Francis Stephens Spence (March 29, 1850 — March 8, 1917) was an Irish-Canadian politician, prohibitionist, teacher, and journalist.[1]
Spence was born in County Donegal, Ireland, one of 12 children. His family emigrated to Canada West in 1861 where his father, Jacob Spence, became involved with the temperance movement, becoming secretary of the Ontario Temperance and Prohibitory League and giving speeches throughout the province. Francis and his siblings became involved in the movement as children, helping their father write and print pamphlets.[1]
Francis Spence was trained to be a teacher at the Toronto Normal School and taught in Niagara and Prescott before returning to Toronto to become a headmaster. He left teaching in 1883 to become publisher of the Canada Citizen and Temperance Herald and then manager of the Citizen Publishing Company of Toronto Limited. He edited several pro-temperance journals and founded Pioneer which became the official publication of the temperance movement in Ontario in 1904.[1] He was secretary and the sole employee of the Dominion Alliance for the Total Suppression of the Liquor Traffic until 1907 when he had to step down due to having lost credibility with the radical Advanced Prohibitions of the Dominion Alliance when he supported Oliver Mowat's government in Ontario, and Mowat avoided passing a prohibition law on constitutional grounds.[2]

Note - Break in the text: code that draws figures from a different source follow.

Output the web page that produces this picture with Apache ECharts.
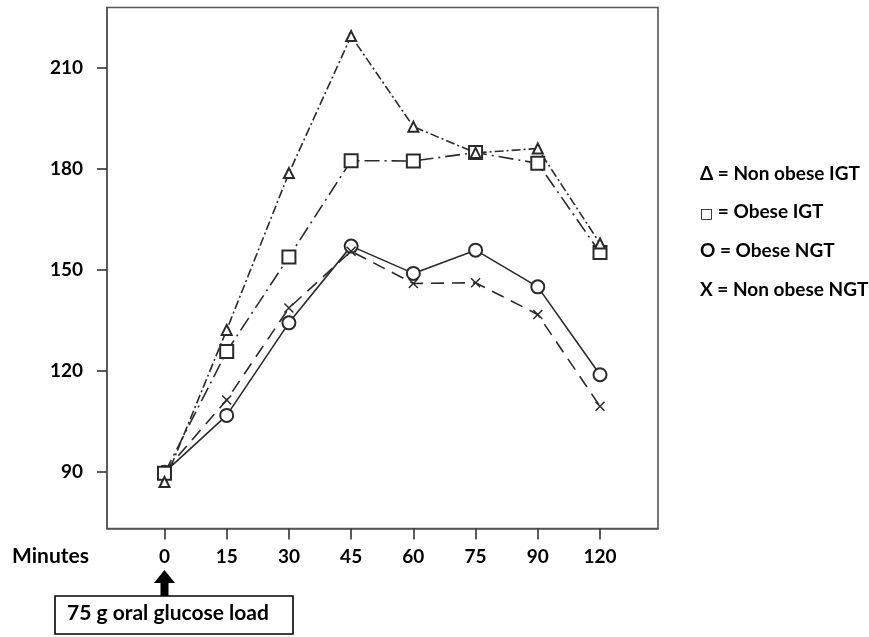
<!DOCTYPE html>
<html>
<head>
<meta charset="utf-8">
<script src="https://cdn.jsdelivr.net/npm/echarts@6/dist/echarts.min.js"></script>
<style>
  html, body { margin: 0; padding: 0; background: #fff; }
  #chart { width: 869px; height: 637px; }
</style>
</head>
<body>
<div id="chart"></div>
<script>
// time points (minutes) drawn at equal spacing
const minutes = ["0", "15", "30", "45", "60", "75", "90", "120"];
const yTicks = [90, 120, 150, 180, 210];

const nonObeseIGT = [86.9, 132.1, 178.7, 219.4, 192.5, 184.7, 186.0, 157.8];
const obeseIGT = [89.5, 125.7, 153.8, 182.4, 182.3, 184.8, 181.6, 155.1];
const obeseNGT = [89.8, 106.7, 134.2, 157, 148.9, 155.8, 144.9, 118.8];
const nonObeseNGT = [90, 111.3, 138.6, 155.5, 145.9, 146.1, 136.7, 109.4];

const legendLines = ["Δ = Non obese IGT", "{s|□} = Obese IGT", "O = Obese NGT", "X = Non obese NGT"];

const font = "Lato, 'Open Sans', sans-serif";
const ink = "#2a2a2a";

function pts(values) {
  return values.map((v, i) => [i, v]);
}

const chart = echarts.init(document.getElementById("chart"));

function series(name, values, symbol, size, dash) {
  return {
    name: name,
    type: "line",
    data: pts(values),
    symbol: symbol,
    symbolSize: size,
    showSymbol: true,
    lineStyle: { color: ink, width: 1.6, type: dash },
    itemStyle: { color: ink, borderWidth: 1.4 },
    z: 3,
  };
}

const xSeries = series("Non obese NGT", nonObeseNGT, "path://M0,0L10,10M10,0L0,10", 9, [13, 8]);
xSeries.itemStyle = { color: "none", borderColor: ink, borderWidth: 1.5 };

chart.setOption({
  animation: false,
  grid: {
    left: 107, top: 7.5, right: 211, bottom: 108.5,
    show: true, borderColor: "#555", borderWidth: 1.6,
  },
  xAxis: {
    type: "value",
    min: -0.924,
    max: 7.932,
    splitLine: { show: false },
    axisLine: { show: true, onZero: false, lineStyle: { color: "#555", width: 1.6 } },
    axisTick: {
      show: true, length: 11, inside: false,
      customValues: [0, 1, 2, 3, 4, 5, 6, 7],
      lineStyle: { color: "#333", width: 1.6 },
    },
    axisLabel: {
      customValues: [0, 1, 2, 3, 4, 5, 6, 7],
      formatter: (v) => minutes[Math.round(v)],
      margin: 19,
      color: "#000",
      fontFamily: font,
      fontWeight: "bold",
      fontSize: 19,
    },
  },
  yAxis: {
    type: "value",
    min: 73.1,
    max: 227.9,
    splitLine: { show: false },
    axisLine: { show: true, onZero: false, lineStyle: { color: "#555", width: 1.6 } },
    axisTick: {
      show: true, length: 10,
      customValues: yTicks,
      lineStyle: { color: "#333", width: 1.6 },
    },
    axisLabel: {
      customValues: yTicks,
      margin: 24,
      color: "#000",
      fontFamily: font,
      fontWeight: "bold",
      fontSize: 19,
    },
  },
  series: [
    series("Obese NGT", obeseNGT, "emptyCircle", 13, "solid"),
    xSeries,
    series("Obese IGT", obeseIGT, "emptyRect", 13, [15, 5, 2, 5]),
    series("Non obese IGT", nonObeseIGT, "emptyTriangle", 10, [9, 3, 2, 3]),
  ],
  graphic: [
    {
      type: "text", left: 12, top: 546,
      style: { text: "Minutes", fill: "#000", font: "bold 21px " + font },
    },
    {
      type: "polygon",
      shape: { points: [[164.5, 570], [154, 583], [160.5, 583], [160.5, 597], [168.5, 597], [168.5, 583], [175, 583]] },
      style: { fill: "#000" },
    },
    {
      type: "rect",
      shape: { x: 55, y: 596, width: 238, height: 38 },
      style: { fill: "#fff", stroke: "#000", lineWidth: 1.6 },
    },
    {
      type: "text", left: 67, top: 603,
      style: { text: "75 g oral glucose load", fill: "#000", font: "bold 21px " + font },
    },
  ].concat(legendLines.map((t, i) => ({
    type: "text", left: 700, top: 164 + i * 38.7,
    style: {
      text: t, fill: "#000", font: "bold 19px " + font,
      rich: { s: { fontSize: 14, fontWeight: "normal", fontFamily: "'DejaVu Sans', sans-serif", padding: [4, 0, 0, 0] } },
    },
  }))),
});
</script>
</body>
</html>
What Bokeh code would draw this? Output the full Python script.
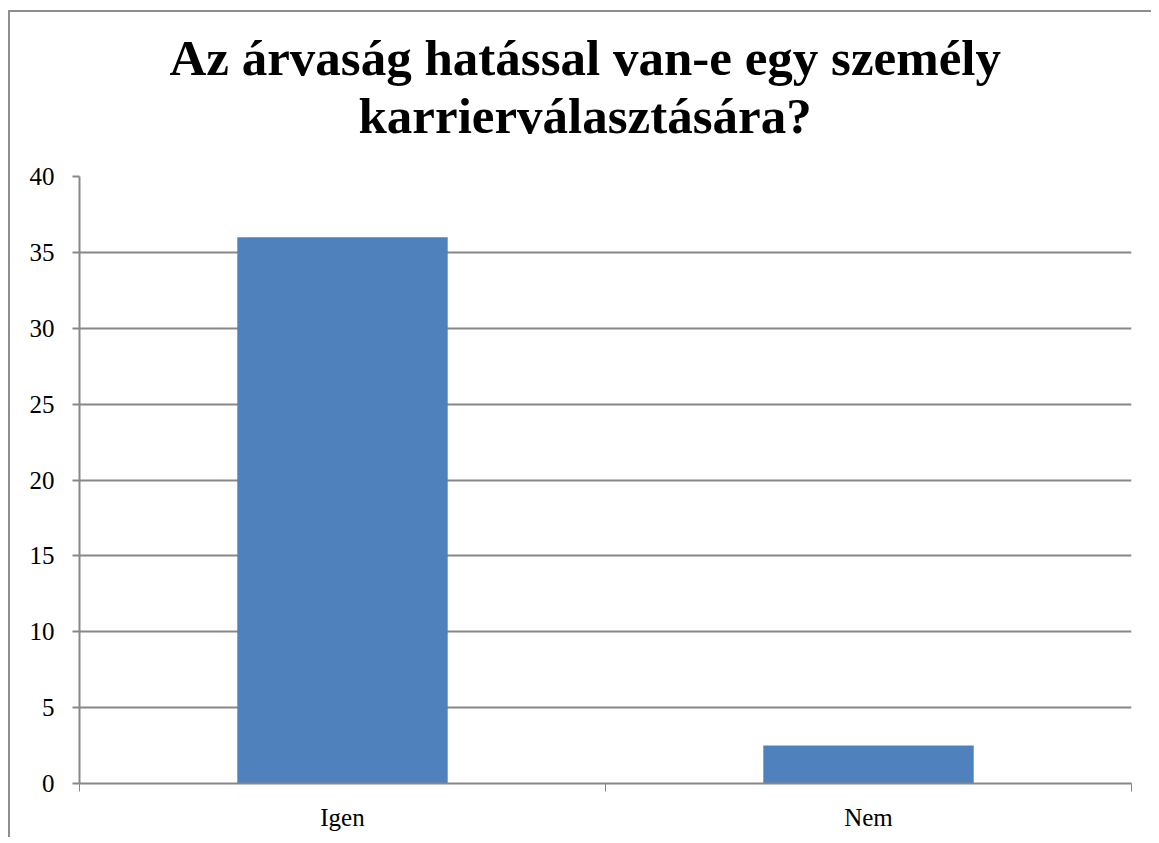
from bokeh.plotting import figure
from bokeh.models import ColumnDataSource, FixedTicker, Title
from bokeh.embed import file_html
from bokeh.resources import INLINE

categories = ["Igen", "Nem"]
values = [36, 2.5]
y_ticks = [0, 5, 10, 15, 20, 25, 30, 35, 40]
title_lines = ["Az árvaság hatással van-e egy személy", "karrierválasztására?"]

GRID = "#878787"
BAR = "#4F81BD"
FONT = "Liberation Serif"
Y_MAX = 40

xs = [i + 0.5 for i in range(len(categories))]
src = ColumnDataSource(dict(x=xs, top=values, cat=categories))

p = figure(width=1143, height=827, output_backend="svg", toolbar_location=None,
           x_range=(0, len(categories)), y_range=(0, Y_MAX),
           min_border_left=69, min_border_right=22, min_border_top=164, min_border_bottom=56)
p.styles = {"border-left": "2px solid #8e8e8e", "border-top": "2px solid #8e8e8e",
            "margin-top": "10px", "margin-left": "8px"}
p.outline_line_color = None
p.background_fill_color = "white"
p.border_fill_color = "white"

p.vbar(x="x", top="top", width=0.4, bottom=0, source=src, fill_color=BAR, line_color=None)

# x axis
p.xaxis.ticker = FixedTicker(ticks=xs, minor_ticks=[0, 1, 2])
p.xaxis.major_label_overrides = {x: c for x, c in zip(xs, categories)}
p.xaxis.major_tick_out = 0
p.xaxis.major_tick_in = 0
p.xaxis.minor_tick_out = 8
p.xaxis.minor_tick_in = 0
p.xaxis.minor_tick_line_color = GRID
p.xaxis.axis_line_color = GRID
p.xaxis.axis_line_width = 2
p.xaxis.major_label_text_font = FONT
p.xaxis.major_label_text_font_size = "25px"
p.xaxis.major_label_text_color = "black"
p.xaxis.major_label_standoff = 12
p.xgrid.visible = False

# y axis
p.yaxis.ticker = FixedTicker(ticks=y_ticks)
p.yaxis.minor_tick_line_color = None
p.yaxis.major_tick_out = 7
p.yaxis.major_tick_in = 0
p.yaxis.major_tick_line_color = GRID
p.yaxis.major_tick_line_width = 2
p.yaxis.axis_line_color = GRID
p.yaxis.axis_line_width = 2
p.yaxis.major_label_text_font = FONT
p.yaxis.major_label_text_font_size = "25px"
p.yaxis.major_label_text_color = "black"
p.yaxis.major_label_standoff = 18
p.ygrid.grid_line_color = GRID
p.ygrid.grid_line_width = 2

# title: two lines, centred on the whole chart; a blank spacer sits nearest the frame
p.add_layout(Title(text=" ", text_font=FONT, text_font_size="28px", standoff=0), "above")
for line, off in zip(reversed(title_lines), [279, 90]):
    p.add_layout(Title(text=line, align="left", offset=off, standoff=0,
                       text_font=FONT, text_font_style="bold", text_font_size="51px",
                       text_color="black"), "above")

open("out.html", "w").write(file_html(p, INLINE))
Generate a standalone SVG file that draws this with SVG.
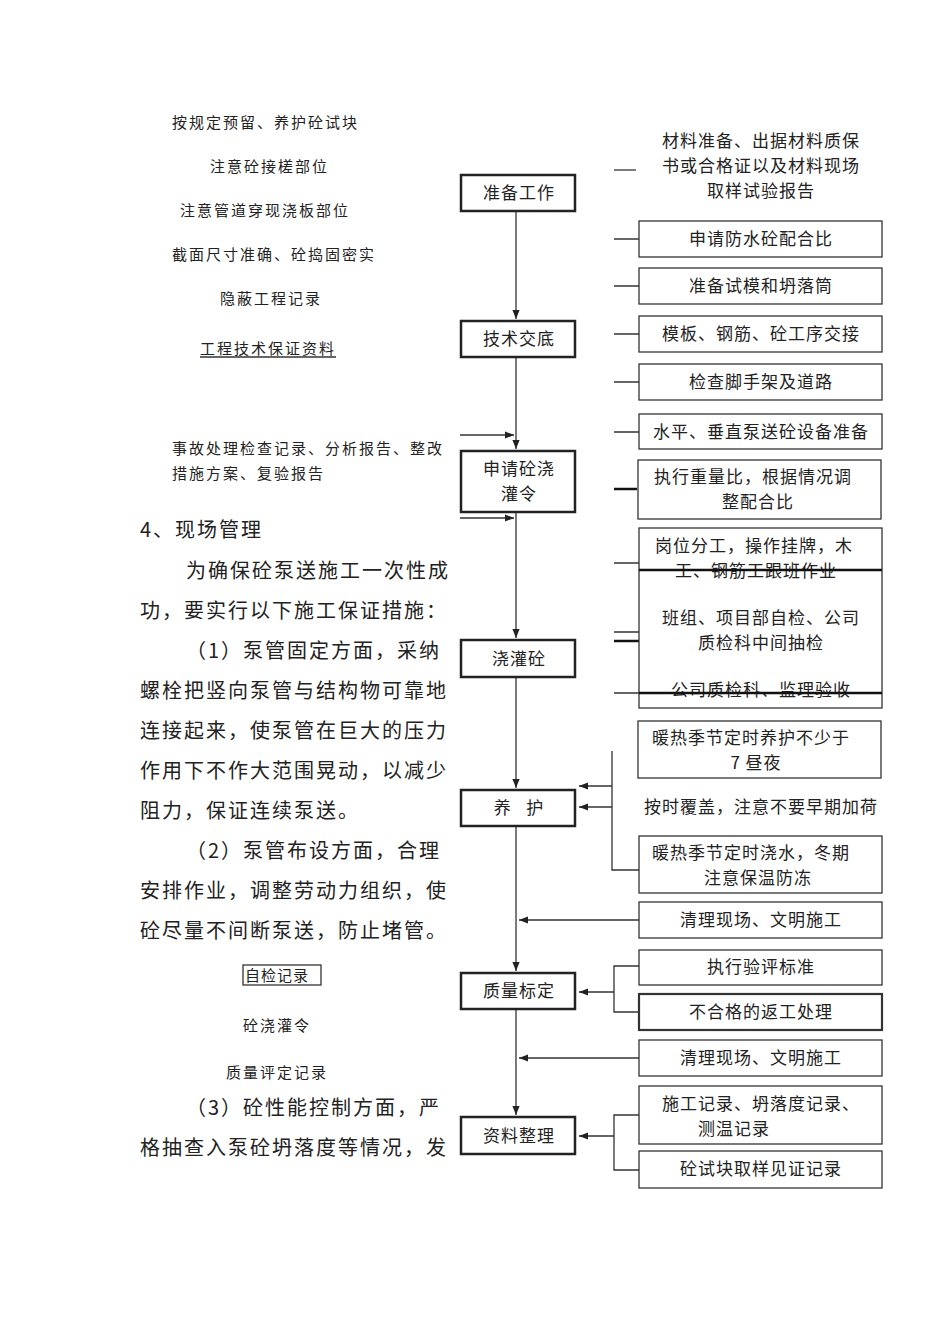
<svg xmlns="http://www.w3.org/2000/svg" width="950" height="1344" viewBox="0 0 950 1344">
<defs>
<style>
text{font-family:"Noto Sans CJK SC","Liberation Serif",serif;fill:#222;letter-spacing:2px}
.s{font-size:15px}
.m{font-size:17px;text-anchor:middle;letter-spacing:1px}
.b{font-size:20px}
.main{fill:#fff;stroke:#222;stroke-width:2.5}
.r{fill:#fff;stroke:#333;stroke-width:1.3}
.l{stroke:#333;stroke-width:1.3;fill:none}
.t{stroke:#111;stroke-width:2.5;fill:none}
</style>
<marker id="a" viewBox="0 0 10 10" refX="10" refY="5" markerWidth="7" markerHeight="7" orient="auto"><path d="M0,1 L10,5 L0,9 z" fill="#222"/></marker>
</defs>
<rect width="950" height="1344" fill="#fff"/>
<g id="connectors">
<path class="l" d="M516,211V319" marker-end="url(#a)"/>
<path class="l" d="M516,357V449" marker-end="url(#a)"/>
<path class="l" d="M516,512V638" marker-end="url(#a)"/>
<path class="l" d="M516,677V788" marker-end="url(#a)"/>
<path class="l" d="M516,826V971" marker-end="url(#a)"/>
<path class="l" d="M516,1009V1115" marker-end="url(#a)"/>
<path class="l" d="M460,435H514" marker-end="url(#a)"/>
<path class="l" d="M460,518H514" marker-end="url(#a)"/>
<path class="l" d="M614,170H636"/>
<path class="l" d="M614,239H639M614,286H639M614,334H639M614,382H639M614,432H639"/>
<path class="t" d="M614,489H637"/>
<path class="l" d="M614,563H639M614,632H639M614,693H639"/>
<path class="t" d="M614,641H639"/>
<path class="l" d="M612,751V870H639"/>
<path class="l" d="M612,786H579" marker-end="url(#a)"/>
<path class="l" d="M612,807H579" marker-end="url(#a)"/>
<path class="l" d="M639,920H519" marker-end="url(#a)"/>
<path class="l" d="M639,966H614V1012H639"/>
<path class="l" d="M614,992H579" marker-end="url(#a)"/>
<path class="l" d="M639,1058H519" marker-end="url(#a)"/>
<path class="l" d="M639,1115H614V1170H639"/>
<path class="l" d="M614,1136H579" marker-end="url(#a)"/>
</g>
<g id="n1"><rect class="main" x="461" y="175" width="114" height="36"/><text class="m" x="519" y="199">准备工作</text></g>
<g id="n2"><rect class="main" x="461" y="321" width="114" height="36"/><text class="m" x="519" y="345">技术交底</text></g>
<g id="n3"><rect class="main" x="461" y="451" width="114" height="61"/><text class="m" x="519" y="475">申请砼浇</text><text class="m" x="519" y="500">灌令</text></g>
<g id="n4"><rect class="main" x="461" y="640" width="114" height="37"/><text class="m" x="519" y="665">浇灌砼</text></g>
<g id="n5"><rect class="main" x="461" y="790" width="114" height="36"/><text class="m" x="519" y="814" xml:space="preserve">养   护</text></g>
<g id="n6"><rect class="main" x="461" y="973" width="114" height="36"/><text class="m" x="519" y="997">质量标定</text></g>
<g id="n7"><rect class="main" x="461" y="1117" width="114" height="37"/><text class="m" x="519" y="1142">资料整理</text></g>
<g id="top"><text class="m" x="761" y="147">材料准备、出据材料质保</text><text class="m" x="761" y="172">书或合格证以及材料现场</text><text class="m" x="761" y="197">取样试验报告</text></g>
<g id="r1"><rect class="r" x="639" y="221" width="243" height="36"/><text class="m" x="761" y="245">申请防水砼配合比</text></g>
<g id="r2"><rect class="r" x="639" y="268" width="243" height="36"/><text class="m" x="761" y="292">准备试模和坍落筒</text></g>
<g id="r3"><rect class="r" x="639" y="316" width="243" height="36"/><text class="m" x="761" y="340">模板、钢筋、砼工序交接</text></g>
<g id="r4"><rect class="r" x="639" y="364" width="243" height="36"/><text class="m" x="761" y="388">检查脚手架及道路</text></g>
<g id="r5"><rect class="r" x="639" y="414" width="243" height="35"/><text class="m" x="761" y="438">水平、垂直泵送砼设备准备</text></g>
<g id="r6"><rect class="r" x="638" y="460" width="243" height="59"/><text class="m" x="753" y="483">执行重量比，根据情况调</text><text class="m" x="758" y="508">整配合比</text></g>
<g id="r7"><rect class="r" x="639" y="528" width="243" height="180"/>
<text class="m" x="754" y="552">岗位分工，操作挂牌，木</text><text class="m" x="756" y="577">工、钢筋工跟班作业</text>
<text class="m" x="761" y="624">班组、项目部自检、公司</text><text class="m" x="761" y="649">质检科中间抽检</text>
<text class="m" x="761" y="696">公司质检科、监理验收</text>
<path class="t" d="M639,570H882M639,693H882"/></g>
<g id="r8"><rect class="r" x="638" y="721" width="243" height="57"/><text class="m" x="751" y="744">暖热季节定时养护不少于</text><text class="m" x="756" y="769">7 昼夜</text></g>
<g id="r9"><text class="m" x="761" y="813">按时覆盖，注意不要早期加荷</text></g>
<g id="r10"><rect class="r" x="639" y="836" width="243" height="57"/><text class="m" x="751" y="859">暖热季节定时浇水，冬期</text><text class="m" x="758" y="884">注意保温防冻</text></g>
<g id="r11"><rect class="r" x="639" y="902" width="243" height="36"/><text class="m" x="761" y="926">清理现场、文明施工</text></g>
<g id="r12"><rect class="r" x="639" y="950" width="243" height="35"/><text class="m" x="761" y="973">执行验评标准</text></g>
<g id="r13"><rect class="r" x="639" y="994" width="243" height="36" style="stroke-width:2.2"/><text class="m" x="761" y="1018">不合格的返工处理</text></g>
<g id="r14"><rect class="r" x="639" y="1040" width="243" height="36"/><text class="m" x="761" y="1064">清理现场、文明施工</text></g>
<g id="r15"><rect class="r" x="639" y="1086" width="243" height="58"/><text class="m" x="761" y="1110">施工记录、坍落度记录、</text><text class="m" x="734" y="1135">测温记录</text></g>
<g id="r16"><rect class="r" x="639" y="1151" width="243" height="37"/><text class="m" x="761" y="1175">砼试块取样见证记录</text></g>
<g id="left">
<text class="s" x="172" y="128">按规定预留、养护砼试块</text>
<text class="s" x="210" y="172">注意砼接槎部位</text>
<text class="s" x="180" y="216">注意管道穿现浇板部位</text>
<text class="s" x="172" y="260">截面尺寸准确、砼捣固密实</text>
<text class="s" x="220" y="304">隐蔽工程记录</text>
<text class="s" x="200" y="354">工程技术保证资料</text><path class="l" d="M200,357H336"/>
<text class="s" x="172" y="454">事故处理检查记录、分析报告、整改</text>
<text class="s" x="172" y="479">措施方案、复验报告</text>
<text class="b" x="140" y="537">4、现场管理</text>
<text class="b" x="186" y="578">为确保砼泵送施工一次性成</text>
<text class="b" x="140" y="618">功，要实行以下施工保证措施：</text>
<text class="b" x="186" y="658">（1）泵管固定方面，采纳</text>
<text class="b" x="140" y="698">螺栓把竖向泵管与结构物可靠地</text>
<text class="b" x="140" y="738">连接起来，使泵管在巨大的压力</text>
<text class="b" x="140" y="778">作用下不作大范围晃动，以减少</text>
<text class="b" x="140" y="818">阻力，保证连续泵送。</text>
<text class="b" x="186" y="858">（2）泵管布设方面，合理</text>
<text class="b" x="140" y="898">安排作业，调整劳动力组织，使</text>
<text class="b" x="140" y="938">砼尽量不间断泵送，防止堵管。</text>
<rect class="r" x="243" y="965" width="78" height="20"/><text class="s" x="245" y="981" style="letter-spacing:1px">自检记录</text>
<text class="s" x="243" y="1031">砼浇灌令</text>
<text class="s" x="226" y="1078">质量评定记录</text>
<text class="b" x="186" y="1115">（3）砼性能控制方面，严</text>
<text class="b" x="140" y="1155">格抽查入泵砼坍落度等情况，发</text>
</g>
</svg>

Spence became active in the Liberal Party and campaigned for municipal office. He served as school trustee from 1887 to 1888. He campaigned unsuccessfully for an aldermanic seat on Toronto City Council in 1894 on a platform opposing the operation of streetcars on Sundays. He would be elected to city council subsequently, serving in as an alderman in 1896–97, 1899–1900, 1902–5, and 1914 and on the Toronto Board of Control in 1904–5, 1908, 1910–11, and 1915, also serving as deputy mayor in 1911.[1]
He helped create the Toronto Harbour Commission and served on its board from 1911 to 1914.[1]
Spence ran for mayor in the 1901 Toronto municipal election and the 1906 Toronto municipal election, promising to reduce the number of liquor licenses in the city, a platform which contributed to his defeat on both occasions.[1]